Sen. Cynthia Villar Sen. Cynthia Villar (MANILA BULLETIN FILE PHOTO)

The Senate has earlier passed on second reading Senate Bill No. 1233 or An Act Creating the Coconut Farmers and Industry Trust Fund, Providing for its Management and Utilization, and for Other Purposes during its plenary session last March 12 and is is set to approve it on third reading on Monday, March 19.

Villar said the passage of the bill creating the coconut industry trust fund addresses the decades-old issue surrounding the coconut levy fund and how it can be used for the direct benefit of the coconut farmers.

“We are confident that with safeguards and reforms in place, we can finally see the day when poverty incidence is no longer the highest among our coconut farmers,” said Villar who chairs the Senate committee on food and agriculture.

Villar was one of the senators who supported the amendment introduced by Senate President Pro Tempore Ralph Recto who suggested to do away with a trust fund committee that would decide on the investment of the fund as this will only resurrect the botched Coconut Industry Investment Fund (CIIF).
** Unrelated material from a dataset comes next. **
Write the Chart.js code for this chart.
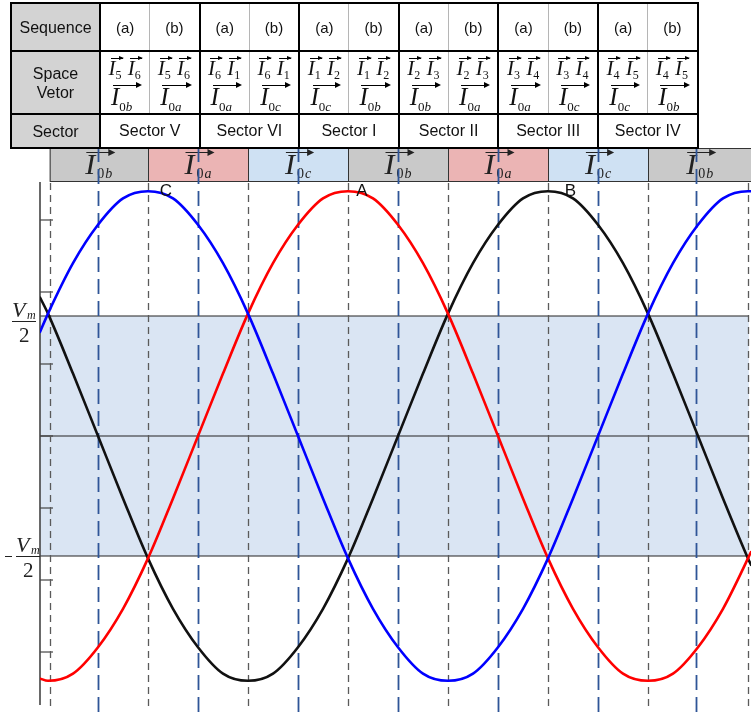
<!DOCTYPE html>
<html>
<head>
<meta charset="utf-8">
<script src="https://cdn.jsdelivr.net/npm/chart.js@4.4.0/dist/chart.umd.min.js"></script>
<style>
  body { margin:0; background:#fff; width:751px; height:719px; overflow:hidden; position:relative; font-family:"Liberation Sans", Arial, sans-serif; }
  #chart { position:absolute; left:0; top:0; }
  #tbl { position:absolute; left:10px; top:2px; border-collapse:collapse; table-layout:fixed; width:687px; }
  #tbl td { padding:0; text-align:center; color:#111; border:2px solid #000; font-size:15px; background:#fff; }
  #tbl td.head { background:#d3d3d3; font-size:16px; line-height:19px; }
  #tbl td.a { border-right:1px solid #b5b5b5; }
  #tbl td.b { border-left:1px solid #b5b5b5; }
  #tbl tr.r1 td { height:46px; }
  #tbl tr.r2 td { height:61px; }
  #tbl tr.r3 td { height:32px; font-size:16px; }
  #tbl td.vc { font-family:"Liberation Serif", serif; font-size:21px; }
  .vc .l1 { line-height:26px; height:27px; margin-top:2px; white-space:nowrap; letter-spacing:0; }
  .vc .l2 { line-height:30px; height:30px; }
  .v { position:relative; display:inline-block; font-style:italic; padding-right:1px; }
  .v::before { content:''; position:absolute; left:2px; right:0; top:3px; border-top:1px solid #000; }
  .v::after { content:''; position:absolute; right:-1px; top:1px; border-left:5px solid #000; border-top:2.5px solid transparent; border-bottom:2.5px solid transparent; }
  .v sub { font-style:normal; font-size:12px; vertical-align:-4px; line-height:0; }
  .v.long { padding-right:7px; font-size:25px; }
  .v.long::after { right:-3px; top:0; border-left:6px solid #000; border-top:3.5px solid transparent; border-bottom:3.5px solid transparent; }
  .v.long::before { right:-1px; }
  .v.long sub { font-size:13px; vertical-align:-6px; }
</style>
</head>
<body>
<canvas id="chart" width="751" height="719"></canvas>
<table id="tbl"></table>
<script>
// --- DADOS ---
const theta = [-65, -60, -45, -30, -15, 0, 15, 30, 45, 60, 75, 90, 105, 120, 135, 150, 165, 180, 195, 210, 225, 240, 255, 270, 285, 300, 315, 330, 345, 360, 362];
const phaseC = [0.43, 0.51, 0.72, 0.88, 0.99, 1.02, 0.99, 0.88, 0.72, 0.51, 0.26, 0, -0.26, -0.51, -0.72, -0.88, -0.99, -1.02, -0.99, -0.88, -0.72, -0.51, -0.26, 0, 0.26, 0.51, 0.72, 0.88, 0.99, 1.02, 1.02];
const phaseA = [-1.01, -1.02, -0.99, -0.88, -0.72, -0.51, -0.26, 0, 0.26, 0.51, 0.72, 0.88, 0.99, 1.02, 0.99, 0.88, 0.72, 0.51, 0.26, 0, -0.26, -0.51, -0.72, -0.88, -0.99, -1.02, -0.99, -0.88, -0.72, -0.51, -0.48];
const phaseB = [0.58, 0.51, 0.26, 0, -0.26, -0.51, -0.72, -0.88, -0.99, -1.02, -0.99, -0.88, -0.72, -0.51, -0.26, 0, 0.26, 0.51, 0.72, 0.88, 0.99, 1.02, 0.99, 0.88, 0.72, 0.51, 0.26, 0, -0.26, -0.51, -0.54];

const grayLines = [-59, 0, 60, 120, 180, 240, 300, 360];
const sectorLines = [-30, 30, 90, 150, 210, 270, 329];
const yTicks = [0.9, 0.6, 0.3, 0, -0.3, -0.6, -0.9];
const halfVm = 0.5;

const stripEdges = [-59, 0, 60, 120, 180, 240, 300, 362];
const stripSubs = ['b', 'a', 'c', 'b', 'a', 'c', 'b'];
const stripKinds = ['g', 'r', 'b', 'g', 'r', 'b', 'g'];

const peakNames = ['C', 'A', 'B'];
const peakTheta = [7, 125, 250];

const sequence = ['(a)', '(b)', '(a)', '(b)', '(a)', '(b)', '(a)', '(b)', '(a)', '(b)', '(a)', '(b)'];
const vecPairs = [['5','6'], ['5','6'], ['6','1'], ['6','1'], ['1','2'], ['1','2'], ['2','3'], ['2','3'], ['3','4'], ['3','4'], ['4','5'], ['4','5']];
const zeroVecs = ['b', 'a', 'a', 'c', 'c', 'b', 'b', 'a', 'a', 'c', 'c', 'b'];
const sectors = ['Sector V', 'Sector VI', 'Sector I', 'Sector II', 'Sector III', 'Sector IV'];

// --- TABELA ---
function buildTable() {
    const t = document.getElementById('tbl');
    let html = '<colgroup><col style="width:89px">';
    for (let i = 0; i < 12; i++) html += '<col style="width:49.8px">';
    html += '</colgroup>';
    html += '<tr class="r1"><td class="head">Sequence</td>';
    sequence.forEach((s, i) => html += '<td class="' + (i % 2 ? 'b' : 'a') + '">' + s + '</td>');
    html += '</tr><tr class="r2"><td class="head">Space<br>Vetor</td>';
    vecPairs.forEach((p, i) => {
        html += '<td class="vc ' + (i % 2 ? 'b' : 'a') + '">' +
            '<div class="l1"><span class="v">I<sub>' + p[0] + '</sub></span> <span class="v">I<sub>' + p[1] + '</sub></span></div>' +
            '<div class="l2"><span class="v long">I<sub>0<i>' + zeroVecs[i] + '</i></sub></span></div></td>';
    });
    html += '</tr><tr class="r3"><td class="head">Sector</td>';
    sectors.forEach(s => html += '<td colspan="2">' + s + '</td>');
    html += '</tr>';
    t.innerHTML = html;
}
buildTable();

// --- DESENHO EXTRA ---
function drawVec(ctx, cx, top, sub) {
    ctx.font = 'italic 30px "Liberation Serif"';
    const wI = ctx.measureText('I').width;
    ctx.font = '14px "Liberation Serif"';
    const w0 = ctx.measureText('0').width;
    ctx.font = 'italic 14px "Liberation Serif"';
    const wL = ctx.measureText(sub).width;
    const w = wI + 2 + w0 + 1 + wL;
    const x0 = cx - w / 2;
    ctx.fillStyle = '#222';
    ctx.textAlign = 'left';
    ctx.textBaseline = 'alphabetic';
    ctx.font = 'italic 30px "Liberation Serif"';
    ctx.fillText('I', x0, top + 25);
    ctx.font = '14px "Liberation Serif"';
    ctx.fillText('0', x0 + wI + 2, top + 29);
    ctx.font = 'italic 14px "Liberation Serif"';
    ctx.fillText(sub, x0 + wI + 3 + w0, top + 29);
    const ax = x0 + w + 3;
    ctx.strokeStyle = '#222';
    ctx.lineWidth = 1;
    ctx.setLineDash([]);
    ctx.beginPath();
    ctx.moveTo(x0 + 1, top + 3.5);
    ctx.lineTo(ax - 4, top + 3.5);
    ctx.stroke();
    ctx.beginPath();
    ctx.moveTo(ax, top + 3.5);
    ctx.lineTo(ax - 7, top);
    ctx.lineTo(ax - 7, top + 7);
    ctx.closePath();
    ctx.fill();
}

function drawFrac(ctx, x, lineY, minus) {
    ctx.fillStyle = '#222';
    ctx.strokeStyle = '#222';
    ctx.lineWidth = 1;
    ctx.setLineDash([]);
    ctx.textAlign = 'left';
    ctx.font = 'italic 22px "Liberation Serif"';
    ctx.fillText('V', x, lineY - 4);
    ctx.font = 'italic 12px "Liberation Serif"';
    ctx.fillText('m', x + 15, lineY - 2);
    ctx.beginPath();
    ctx.moveTo(x, lineY + 0.5);
    ctx.lineTo(x + 24, lineY + 0.5);
    ctx.stroke();
    ctx.font = '21px "Liberation Serif"';
    ctx.fillText('2', x + 7, lineY + 21);
    if (minus) {
        ctx.beginPath();
        ctx.moveTo(x - 11, lineY + 0.5);
        ctx.lineTo(x - 4, lineY + 0.5);
        ctx.stroke();
    }
}

const decor = {
    id: 'decor',
    beforeDatasetsDraw(chart) {
        const ctx = chart.ctx;
        const xs = chart.scales.x, ys = chart.scales.y;
        const area = chart.chartArea;
        ctx.save();

        // faixa superior
        const fills = { g: '#c9c9c9', r: '#ebb4b4', b: '#cfe1f3' };
        const sTop = 148, sBot = 181;
        for (let i = 0; i < stripSubs.length; i++) {
            const x1 = xs.getPixelForValue(stripEdges[i]);
            const x2 = xs.getPixelForValue(stripEdges[i + 1]);
            ctx.fillStyle = fills[stripKinds[i]];
            ctx.fillRect(x1, sTop, x2 - x1, sBot - sTop);
            ctx.strokeStyle = '#333';
            ctx.lineWidth = 1;
            ctx.strokeRect(x1 + 0.5, sTop + 0.5, x2 - x1, sBot - sTop);
            drawVec(ctx, (x1 + x2) / 2, sTop + 1, stripSubs[i]);
        }

        // região sombreada
        const xL = area.left, xR = xs.getPixelForValue(360.5);
        const yT = ys.getPixelForValue(halfVm), yB = ys.getPixelForValue(-halfVm);
        ctx.fillStyle = '#dae5f3';
        ctx.fillRect(xL, yT, xR - xL, yB - yT);
        ctx.strokeStyle = '#222';
        ctx.lineWidth = 1.2;
        [yT, ys.getPixelForValue(0), yB].forEach(y => {
            ctx.beginPath();
            ctx.moveTo(xL, y);
            ctx.lineTo(xR, y);
            ctx.stroke();
        });

        // eixo vertical e marcas
        ctx.strokeStyle = '#444';
        ctx.lineWidth = 1.6;
        ctx.beginPath();
        ctx.moveTo(xL, area.top);
        ctx.lineTo(xL, area.bottom);
        ctx.stroke();
        ctx.lineWidth = 1.2;
        yTicks.forEach(v => {
            const y = ys.getPixelForValue(v);
            ctx.beginPath();
            ctx.moveTo(xL, y);
            ctx.lineTo(xL + 13, y);
            ctx.stroke();
        });

        // linhas tracejadas
        ctx.strokeStyle = '#5a5a5a';
        ctx.lineWidth = 1.3;
        ctx.setLineDash([7, 5]);
        grayLines.forEach(t => {
            const x = Math.round(xs.getPixelForValue(t)) + 0.5;
            ctx.beginPath();
            ctx.moveTo(x, area.top + 1);
            ctx.lineTo(x, 708);
            ctx.stroke();
        });
        ctx.strokeStyle = '#2f5597';
        ctx.lineWidth = 1.8;
        ctx.setLineDash([15, 7]);
        sectorLines.forEach(t => {
            const x = Math.round(xs.getPixelForValue(t)) + 0.5;
            ctx.beginPath();
            ctx.moveTo(x, 147);
            ctx.lineTo(x, 715);
            ctx.stroke();
        });
        ctx.restore();
    },
    afterDatasetsDraw(chart) {
        const ctx = chart.ctx;
        const xs = chart.scales.x, ys = chart.scales.y;
        ctx.save();
        ctx.fillStyle = '#111';
        ctx.font = '17px "Liberation Sans"';
        ctx.textAlign = 'left';
        ctx.textBaseline = 'alphabetic';
        peakNames.forEach((n, i) => {
            ctx.fillText(n, xs.getPixelForValue(peakTheta[i]), ys.getPixelForValue(1.0));
        });
        drawFrac(ctx, 12, Math.round(ys.getPixelForValue(halfVm)) + 5, false);
        drawFrac(ctx, 16, Math.round(ys.getPixelForValue(-halfVm)), true);
        ctx.restore();
    }
};

// --- GRÁFICO ---
function serie(vals) {
    return theta.map((t, i) => ({ x: t, y: vals[i] }));
}

const lineStyle = { borderWidth: 2.6, pointRadius: 0, cubicInterpolationMode: 'monotone', fill: false };

new Chart(document.getElementById('chart').getContext('2d'), {
    type: 'line',
    data: {
        datasets: [
            { label: 'C', data: serie(phaseC), borderColor: '#0000ff', ...lineStyle },
            { label: 'A', data: serie(phaseA), borderColor: '#ff0000', ...lineStyle },
            { label: 'B', data: serie(phaseB), borderColor: '#111111', ...lineStyle }
        ]
    },
    options: {
        responsive: false,
        animation: false,
        devicePixelRatio: 1,
        layout: { padding: { left: 40, right: 0, top: 182, bottom: 14 } },
        plugins: { legend: { display: false }, tooltip: { enabled: false } },
        scales: {
            x: { type: 'linear', min: -64.8, max: 361.8, display: false },
            y: { min: -1.1208, max: 1.0583, display: false }
        }
    },
    plugins: [decor]
});
</script>
</body>
</html>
During the period of individual amendments on the bill, Villar also introduced provisions in the measure to safeguard the P100-billion coconut levy funds composed of cash and assets and to ensure increased income for all coconut farmers.

In particular, the senator pushed for the inclusion of a provision that will mandate “the investment of the trust fund principal only in Philippine government securities to ensure the safety of the fund and for assured returns.”

“In terms of the deployment of the trust fund for investment purposes, this representation strongly feels that as a business woman, investing in stocks, commodities, futures and options would be very risky for a trust fund that is endowed with public interest, even where the services of fund managers are engaged,” she pointed out.

Villar, likewise, also pushed for specific earmarking of the income or interest earning of the trust fund to the following programs: shared facilities program, 35percent, scholarship program, 15 percent; empowerment of coconut farmer organizations and their cooperatives, 15 percent and farm improvements to encourage self-sufficiency, 35 percent.

She also added that an increased representation of coconut farmers in the reconstituted Philippine Coconut Authority (PCA) will ensure that the protection of farmers’ interest is the paramount consideration in the agency’s decision-making process.

Instead of a trust fund committee, the PCA will now manage the trust fund once the bill is enacted into law. Villar said she has introduced amendments to make sure that the PCA will have a yearly appropriation in the national budget to fund programs for the development of the coconut industry.

The amended version also provides that the PCA will have a mandated appropriation of not less than P10-billion to augment the coconut farmers and development fund, increase the income of coconut farmers and support the developmental activities of the PCA.

Twenty (20) percent of the said amount would be allocated to infrastructure program especially for the creation of farm-to-market roads,; 20 percent for planting and replanting; 10 percent for intercropping; 20 percent for shared facilities; 10 percent for research and development; five percent for fertilization; five percent for marketing of new products; and 10 percent credit through Landbank and Development Bank of the Philippines (DBP).

The senator also added amendments in the bill that would promote the propagation of hybrid coconut seedlings that can produce 150 nuts per year per tree, intensive effort on inter-cropping of alternative farm crops such as cacao, coffee and banana; livestock raising.

The senators also put in place the establishment of Coconut Industry Farm Schools in every coconut producing province to support and enlarge the trained human resource pool of coconut farmers by the PCA and the Technical Education and Skills Development Authority.

“Of the eight million crop farmers in the Philippines, 3.5 million are rice farmers and 3.5 million are coconut farmers. They comprise 90% of all the crop farmers in the Philippines,” she said.

“So if you solve the problem of the rice farmer and the coconut farmer, we solve the problem of majority of our farmers,” Villar stressed.